In general, when manufacturing a desired semiconductor device, a semiconductor wafer is subjected to time after time various heat treatments such as a film forming process, a pattern etching process, an oxidation/diffusion process, a quality modification process, an annealing process and the like. Recently, along with a recent trend of a high density, a multilayered structure and a high integration of semiconductor devices, a strict heat treatment process has been in demand. In particular, an improvement of in-surface uniformity of a wafer and a film quality improvement are required when performing various heat treatments.
For example, when processing a channel layer of a transistor as a semiconductor device, it is typical to perform an annealing process after implanting ions of impurity atoms into the channel layer in order to stabilize the atomic structure.
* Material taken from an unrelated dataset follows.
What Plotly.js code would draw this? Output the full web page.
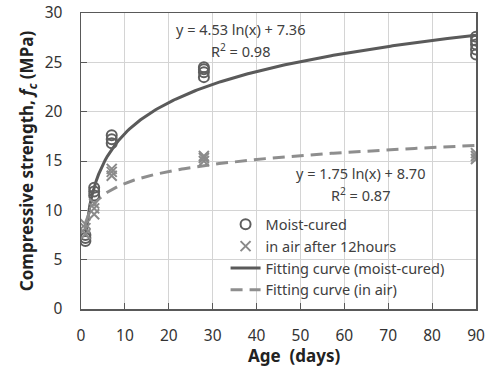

In this case, if the annealing process is performed for a long period of time, the atomic structure becomes stable, but the impurity atoms are diffused into deep portions of a film thickness direction, causing a downward penetration. To this end, the annealing process needs to be performed for a shortest period of time possible. Specifically, in order to stabilize the atomic structure while preventing the impurity atoms from penetrating through the channel layer of a thin film thickness, it is necessary to rapidly increase a temperature of the semiconductor wafer to a high temperature and then rapidly decrease the temperature thereof to a low temperature at which the diffusion does not occur.
In order to achieve the aforementioned desirable annealing process, a conventional processing equipment is provided with a lamp house accommodating therein a heating lamp and a shutter mechanism for blocking radiant heat from the heating lamp. Further, such conventional processing equipment is configured to perform the annealing process at a high temperature and then rapidly decrease the temperature of the wafer by blocking the radiant heat from the heating lamp by means of an operation of the shutter mechanism.
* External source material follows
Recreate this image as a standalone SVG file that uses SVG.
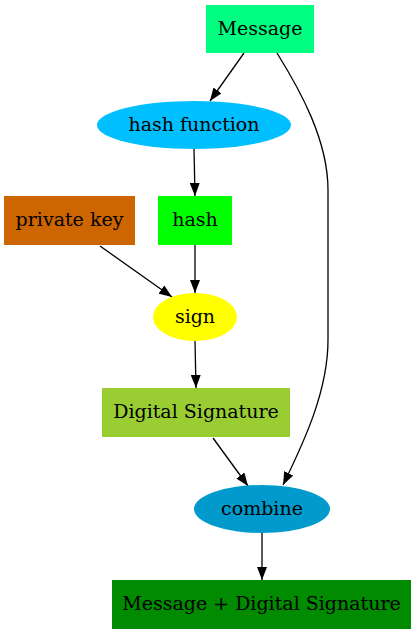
<svg xmlns="http://www.w3.org/2000/svg" width="417" height="635" viewBox="0 0 417 635">
<style>
text{font-family:"DejaVu Serif","Liberation Serif",serif;font-size:19px;text-anchor:middle;fill:#000}
.e{fill:none;stroke:#000;stroke-width:1.3}
</style>
<defs>
<marker id="a" viewBox="0 0 13 10" refX="13" refY="5" markerWidth="13" markerHeight="10" markerUnits="userSpaceOnUse" orient="auto">
<path d="M0,0 L13,5 L0,10 Z" fill="#000"/>
</marker>
</defs>
<rect width="417" height="635" fill="#fff"/>
<g id="edges">
<path class="e" marker-end="url(#a)" d="M244,53 L210,101"/>
<path class="e" marker-end="url(#a)" d="M277,53 C300,90 328,140 328,190 L328,340 C328,390 305,440 283,485"/>
<path class="e" marker-end="url(#a)" d="M194,149 L195,196"/>
<path class="e" marker-end="url(#a)" d="M100,246 L172,297"/>
<path class="e" marker-end="url(#a)" d="M195,245 L195,293"/>
<path class="e" marker-end="url(#a)" d="M195,341 L196,388"/>
<path class="e" marker-end="url(#a)" d="M213,438 L248,486"/>
<path class="e" marker-end="url(#a)" d="M262,533 L262,580"/>
</g>
<g id="message"><rect x="206" y="5" width="108" height="48" fill="#00ff80"/><text x="260" y="34.5">Message</text></g>
<g id="hashfunction"><ellipse cx="194" cy="125" rx="97" ry="24" fill="#00bfff"/><text x="194" y="130.5">hash function</text></g>
<g id="privatekey"><rect x="4" y="196" width="131" height="49" fill="#cd6600"/><text x="69.5" y="226">private key</text></g>
<g id="hash"><rect x="158" y="196" width="74" height="49" fill="#00ff00"/><text x="195" y="226">hash</text></g>
<g id="sign"><ellipse cx="195" cy="317" rx="42" ry="24" fill="#ffff00"/><text x="195" y="322.5">sign</text></g>
<g id="digitalsignature"><rect x="102" y="388" width="188" height="49" fill="#9acd32"/><text x="196" y="418">Digital Signature</text></g>
<g id="combine"><ellipse cx="262" cy="509" rx="68" ry="24" fill="#009acd"/><text x="262" y="514.5">combine</text></g>
<g id="result"><rect x="112" y="580" width="299" height="49" fill="#008b00"/><text x="261.5" y="610">Message + Digital Signature</text></g>
</svg>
In another conventional processing equipment disclosed in Japanese Patent Laid-open Application No. 2001-85408, peltier elements are provided on a wafer stage. The peltier elements are used for increasing and decreasing a temperature of the wafer such that an etching process can be performed on the wafer in a temperature range of about 100 to 250° C.
When the peltier elements are used for increasing and decreasing a temperature of the wafer, about a few tens of peltier elements, each being a few millimeters in length, height and width, are arranged planarly, thereby forming one element module. Such an element module is used as one unit module. Moreover, a plurality of element modules are planarly arranged corresponding to a wafer area and then fixed to a planar susceptor by screws, thereby forming a heating unit.
After the wafer is mounted on the susceptor, the wafer can be heated by applying power to the peltier elements. Further, the wafer can be cooled by applying power to the peltier elements in the opposite direction of that in the heating process.
In the prior art described above, the susceptor and the element modules are fixed to each other by being strongly pressure-contacted by means of screws in order to enhance efficiency of heat conduction by minimizing a contact thermal resistance between top surfaces of the element modules and the susceptor. Accordingly, the susceptor fixed by the screws is not allowed to be thermally expanded or contracted. As a result, a thermal expansion of the susceptor may deform the susceptor to bend or may cause a breakage of the susceptor or the peltier elements.
Moreover, in the aforementioned prior art, the susceptor is positioned on the element modules and, then, the wafer is mounted on the corresponding susceptor. In other words, a thin plate shaped member, i.e., the susceptor, is placed between the wafer and the peltier elements. The presence of the thin plate shaped member limits the enhancement and the improvement of the heat conduction efficiency.